Dissertation Talk: Usable and Efficient Systems for Machine Learning by Doris Xin; Thursday, April 22nd, 10 AM

April 22, 2021

TitleUsable and Efficient Systems for Machine Learning
Speaker: Doris Xin
Advisor: Aditya Parameswaran
 
Date: Thursday, April 22nd, 2021
Time: 10:00am – 11:00am PST
Meeting ID: 971 0623 7545
Passcode: 405841
 
Abstract: 
Machine learning became a key driver for technological advancement in the last decade thanks to major progress in programming interfaces and scalable systems.  Libraries such as  Scikit-learn and  Keras have made it easier to implement machine learning algorithms and applications, while innovations in distributed systems have enabled model training at an unprecedented scale.  However, machine learning tooling is far from perfect today; practitioners still face many challenges developing applications powered by machine learning.

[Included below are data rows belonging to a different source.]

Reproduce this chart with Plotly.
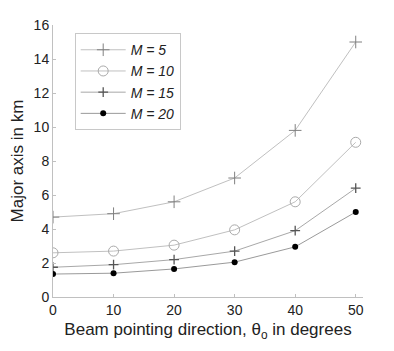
import plotly.graph_objects as go

theta = [0, 10, 20, 30, 40, 50]
m5 = [4.7, 4.9, 5.6, 7.0, 9.8, 15.0]
m10 = [2.6, 2.7, 3.05, 3.95, 5.6, 9.1]
m15 = [1.75, 1.9, 2.2, 2.7, 3.9, 6.4]
m20 = [1.35, 1.4, 1.65, 2.05, 2.95, 5.0]
names = ["<i>M = 5</i>", "<i>M = 10</i>", "<i>M = 15</i>", "<i>M = 20</i>"]
xticks = [0, 10, 20, 30, 40, 50]
yticks = [0, 2, 4, 6, 8, 10, 12, 14, 16]

fig = go.Figure()
styles = [
    (m5, dict(symbol="cross-thin", size=9, line=dict(color="#808080", width=1), color="#808080"), "#c0c0c0"),
    (m10, dict(symbol="circle-open", size=10, line=dict(color="#aaa", width=1), color="#aaa"), "#c0c0c0"),
    (m15, dict(symbol="cross-thin", size=7, line=dict(color="#555", width=1.3), color="#555"), "#a8a8a8"),
    (m20, dict(symbol="circle", size=6, color="black"), "#9a9a9a"),
]
for (ys, mk, lc), nm in zip(styles, names):
    fig.add_trace(go.Scatter(x=theta, y=ys, mode="lines+markers", name=nm,
                             line=dict(color=lc, width=1), marker=mk))

fig.update_layout(
    width=386, height=343,
    margin=dict(l=45, r=31, t=17, b=54),
    paper_bgcolor="white", plot_bgcolor="white",
    font=dict(family="Liberation Sans, Arial, sans-serif", size=14, color="#222"),
    legend=dict(x=0.07, y=0.97, xanchor="left", yanchor="top",
                bordercolor="#c8c8c8", borderwidth=1, bgcolor="white",
                font=dict(size=14), tracegroupgap=0, itemwidth=45),
    xaxis=dict(range=[0, 51.2], tickvals=xticks, showline=True, linecolor="#c0c0c0",
               ticks="inside", ticklen=3, tickcolor="#c0c0c0", showgrid=False, zeroline=False,
               automargin=False,
               title=dict(text="Beam pointing direction, θ<sub>o</sub> in degrees", standoff=6)),
    yaxis=dict(range=[0, 16], tickvals=yticks, showline=True, linecolor="#c0c0c0",
               ticks="inside", ticklen=3, tickcolor="#c0c0c0", showgrid=False, zeroline=False,
               automargin=False,
               title=dict(text="Major axis in km", standoff=6)),
)
fig.write_html("out.html")
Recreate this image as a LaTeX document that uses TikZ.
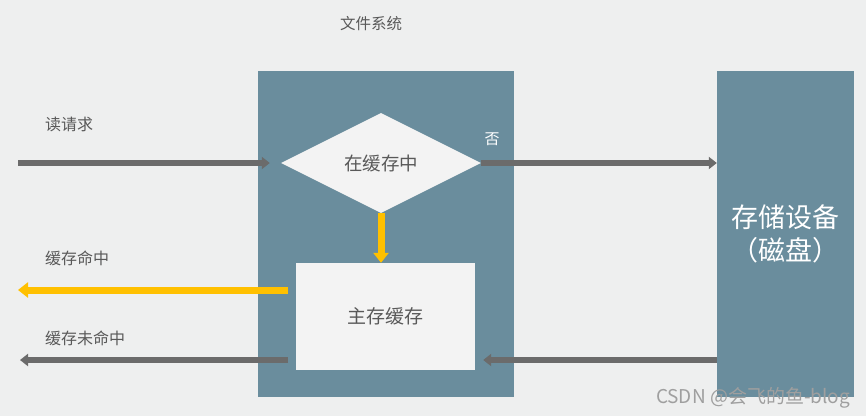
\documentclass[tikz,border=0pt]{standalone}
\usepackage{fontspec}
\setmainfont{Noto Sans CJK SC}
\usetikzlibrary{arrows.meta,shapes.geometric}
\definecolor{bg}{HTML}{EEEFEF}
\definecolor{fsblue}{HTML}{6A8D9D}
\definecolor{arrgrey}{HTML}{6B6B6B}
\definecolor{gold}{HTML}{FFC000}
\definecolor{txtgrey}{HTML}{595959}
\definecolor{boxwhite}{HTML}{F3F3F3}
\tikzset{
  panel/.style={fill=fsblue, draw=none, inner sep=0pt, anchor=center},
  whitebox/.style={fill=boxwhite, draw=none, inner sep=0pt},
  lbl/.style={text=txtgrey, font=\fontsize{16pt}{18pt}\selectfont, inner sep=0pt, anchor=west},
  greyarrow/.style={draw=arrgrey, line width=5.5pt, -{Triangle[length=8pt,width=12pt]}},
  goldarrow/.style={draw=gold, line width=7pt, -{Triangle[length=10pt,width=15pt]}},
}
\begin{document}
\begin{tikzpicture}[x=1pt,y=-1pt]
\fill[bg] (0,0) rectangle (866,416);
\useasboundingbox (0,0) rectangle (866,416);

% panels
\node[panel, minimum width=256pt, minimum height=326pt] (fs) at (386,234) {};
\node[panel, minimum width=137pt, minimum height=326pt, text=white,
      font=\fontsize{27pt}{33pt}\selectfont, align=center] (disk) at (785.5,234) {存储设备\\（磁盘）};

% diamond and cache box
\node[whitebox, diamond, minimum width=200pt, minimum height=100pt,
      font=\fontsize{18.5pt}{21pt}\selectfont, text=txtgrey] (dia) at (381,163) {在缓存中};
\node[whitebox, minimum width=179pt, minimum height=107pt,
      font=\fontsize{19pt}{22pt}\selectfont, text=txtgrey] (mc) at (385.5,316.5) {主存缓存};

% labels
\node[lbl, anchor=center, font=\fontsize{15.5pt}{17pt}\selectfont] (title) at (371,24) {文件系统};
\node[lbl] (lread) at (45,124) {读请求};
\node[lbl] (lhit) at (45,258) {缓存命中};
\node[lbl] (lmiss) at (45,338) {缓存未命中};
\node[lbl, anchor=center, text=white, font=\fontsize{15pt}{17pt}\selectfont] (lno) at (492,139) {否};

% coordinates
\coordinate (rin) at (18,163);
\coordinate (hitS) at (288,290);
\coordinate (hitE) at (18,290);
\coordinate (missS) at (288,360);
\coordinate (missE) at (20,360);

% arrows
\draw[greyarrow, shorten >=11pt] (rin) -- (dia.west);
\draw[greyarrow] (dia.east) -- (disk.west |- dia.east);
\draw[goldarrow] (dia.south) -- (dia.south |- mc.north);
\draw[goldarrow] (hitS) -- (hitE);
\draw[greyarrow] (missS) -- (missE);
\draw[greyarrow, shorten >=8pt] (disk.west |- missS) -- (mc.east |- missS);

% watermark
\node[text=gray!75, font=\fontsize{19pt}{21pt}\selectfont, inner sep=0pt] (wm) at (753,398) {CSDN @会飞的鱼-blog};
\end{tikzpicture}
\end{document}
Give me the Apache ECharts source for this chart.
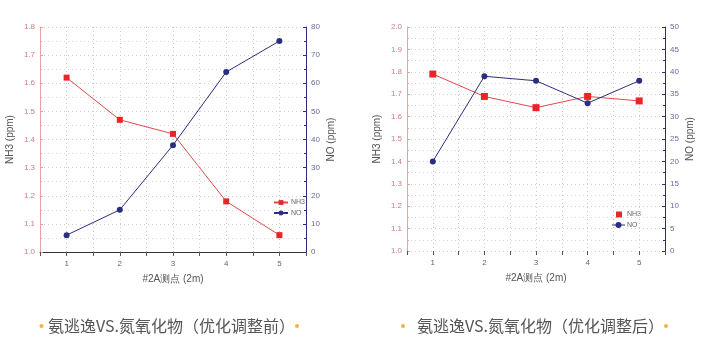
<!DOCTYPE html>
<html><head><meta charset="utf-8">
<script src="https://cdn.jsdelivr.net/npm/echarts@6/dist/echarts.min.js"></script>
<style>html,body{margin:0;padding:0;background:#fff}#c{width:718px;height:362px}</style>
</head><body><div id="c"></div>
<script>
const categories = ['1', '2', '3', '4', '5'];
const nh3Before = [1.62, 1.47, 1.42, 1.18, 1.06];
const noBefore = [6, 15, 38, 64, 75];
const nh3After = [1.79, 1.69, 1.64, 1.69, 1.67];
const noAfter = [20, 39, 38, 33, 38];
const xName = '#2A测点 (2m)';
const nh3Name = 'NH3 (ppm)';
const noName = 'NO (ppm)';
const caption1 = '氨逃逸VS.氮氧化物（优化调整前）';
const caption2 = '氨逃逸VS.氮氧化物（优化调整后）';

const RED = '#e8262a', REDLINE = '#e5484b', NAVY = '#2b2e80';
const FONT = 'Liberation Sans';
const pts = arr => arr.map((v, i) => [i + 1, v]);
const grid1 = {left: 40, top: 27, width: 266, height: 225};
const grid2 = {left: 407, top: 27, width: 258, height: 224};

function xAxis(gi, showLine) {
  return {
    type: 'value', gridIndex: gi, min: 0.5, max: 5.5, interval: 0.5,
    name: xName, nameLocation: 'middle', nameGap: 22,
    nameTextStyle: {fontFamily: FONT, fontSize: 10, color: '#555'},
    axisLine: {show: showLine, onZero: false, lineStyle: {color: '#333', width: 1}},
    axisTick: {show: true, inside: false, length: 4, lineStyle: {color: '#555'}},
    axisLabel: {fontFamily: FONT, fontSize: 8, color: '#666', margin: 8,
      formatter: v => Number.isInteger(v) ? categories[v - 1] : ''},
    splitLine: {show: true, lineStyle: {color: '#c8c8c8', type: [1, 3]}}
  };
}
function yAxis(gi, pos, min, max, interval, name, color, labelColor, dec) {
  return {
    type: 'value', gridIndex: gi, position: pos, min: min, max: max, interval: interval,
    name: name, nameLocation: 'middle', nameGap: pos === 'left' ? 25 : 20, nameRotate: 90,
    nameTextStyle: {fontFamily: FONT, fontSize: 10, color: '#555'},
    axisLine: {show: true, lineStyle: {color: color, width: 1}},
    axisTick: {show: true, inside: true, length: 3, lineStyle: {color: color}},
    minorTick: {show: true, splitNumber: 2, length: 2, lineStyle: {color: color}},
    axisLabel: {fontFamily: FONT, fontSize: 8, color: labelColor, margin: 5,
      formatter: v => dec ? v.toFixed(1) : String(Math.round(v))},
    splitLine: {show: pos === 'left', lineStyle: {color: '#d0d0d0', type: [1, 3]}},
    minorSplitLine: {show: pos === 'left', lineStyle: {color: '#d8d8d8', type: [1, 3]}}
  };
}
function legend(name, left, top, icon, w) {
  return {data: [{name: name, icon: icon}], orient: 'vertical', left: left, top: top,
    itemWidth: w, itemHeight: 6, itemGap: 2, padding: 0, selectedMode: false,
    textStyle: {fontFamily: FONT, fontSize: 7, color: '#666', padding: [0, 0, 0, -2]}};
}
function cap(text, x, y, dotL, dotR) {
  return [
    {type: 'circle', shape: {cx: dotL, cy: y, r: 2}, style: {fill: '#f2b43c'}},
    {type: 'text', x: x, y: y, style: {text: text, fontFamily: 'Noto Sans CJK SC', fontSize: 16,
      fill: '#555', verticalAlign: 'middle', align: 'left'}},
    {type: 'circle', shape: {cx: dotR, cy: y, r: 2}, style: {fill: '#f2b43c'}}
  ];
}

const chart = echarts.init(document.getElementById('c'));
chart.setOption({
  animation: false,
  backgroundColor: '#fff',
  grid: [grid1, grid2],
  xAxis: [xAxis(0, true), xAxis(1, false)],
  yAxis: [
    yAxis(0, 'left', 1.0, 1.8, 0.1, nh3Name, '#eaa0a0', '#c98080', true),
    yAxis(0, 'right', 0, 80, 10, noName, NAVY, '#6a6a98', false),
    yAxis(1, 'left', 1.0, 2.0, 0.1, nh3Name, '#eaa0a0', '#c98080', true),
    yAxis(1, 'right', 0, 50, 5, noName, NAVY, '#6a6a98', false)
  ],
  legend: [
    legend('NH3', 273, 199, undefined, 14),
    legend('NO', 273, 209.5, undefined, 14),
  ],
  series: [
    {name: 'NH3', type: 'line', xAxisIndex: 0, yAxisIndex: 0, data: pts(nh3Before),
      symbol: 'rect', symbolSize: 6, itemStyle: {color: RED}, lineStyle: {color: REDLINE, width: 1}},
    {name: 'NO', type: 'line', xAxisIndex: 0, yAxisIndex: 1, data: pts(noBefore),
      symbol: 'circle', symbolSize: 6, itemStyle: {color: NAVY}, lineStyle: {color: NAVY, width: 1}},
    {name: 'NH3', type: 'line', xAxisIndex: 1, yAxisIndex: 2, data: pts(nh3After),
      symbol: 'rect', symbolSize: 7, itemStyle: {color: RED}, lineStyle: {color: REDLINE, width: 1}},
    {name: 'NO', type: 'line', xAxisIndex: 1, yAxisIndex: 3, data: pts(noAfter),
      symbol: 'circle', symbolSize: 6, itemStyle: {color: NAVY}, lineStyle: {color: NAVY, width: 1}}
  ],
  graphic: [
    ...cap(caption1, 48, 326, 41.5, 297),
    ...cap(caption2, 417, 326, 403, 666),
    // right-chart legend (NH3 square only, NO line+dot)
    {type: 'rect', shape: {x: 616, y: 211.5, width: 6, height: 6}, style: {fill: RED}},
    {type: 'text', x: 627, y: 214.5, style: {text: 'NH3', fontFamily: FONT, fontSize: 7, fill: '#666', verticalAlign: 'middle'}},
    {type: 'line', shape: {x1: 612, y1: 225, x2: 625, y2: 225}, style: {stroke: NAVY, lineWidth: 1}},
    {type: 'circle', shape: {cx: 618.5, cy: 225, r: 3}, style: {fill: NAVY}},
    {type: 'text', x: 627, y: 225, style: {text: 'NO', fontFamily: FONT, fontSize: 7, fill: '#666', verticalAlign: 'middle'}}
  ]
});
</script></body></html>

This dissertation aims to improve the usability and resource efficiency of systems for developing and productionizing machine learning applications by investigating several directions identified through extensive empirical evidence gathering and analysis.  First, we study the applied machine learning literature and execution traces of workflows to understand common practices adopted by practitioners and shed light on the highly iterative process of model development;  we present two solutions to accelerate the iterative model development process.  Next, we analyze the provenance graph of thousands of production pipelines to uncover latent inefficiencies in the system serving these pipelines;  we propose a solution to reduce wasted computation in this system significantly. Finally, we synthesize findings from interviews with current users of automated machine learning tools to examine the role of automation in model development as we look ahead to the future of machine learning developer tools.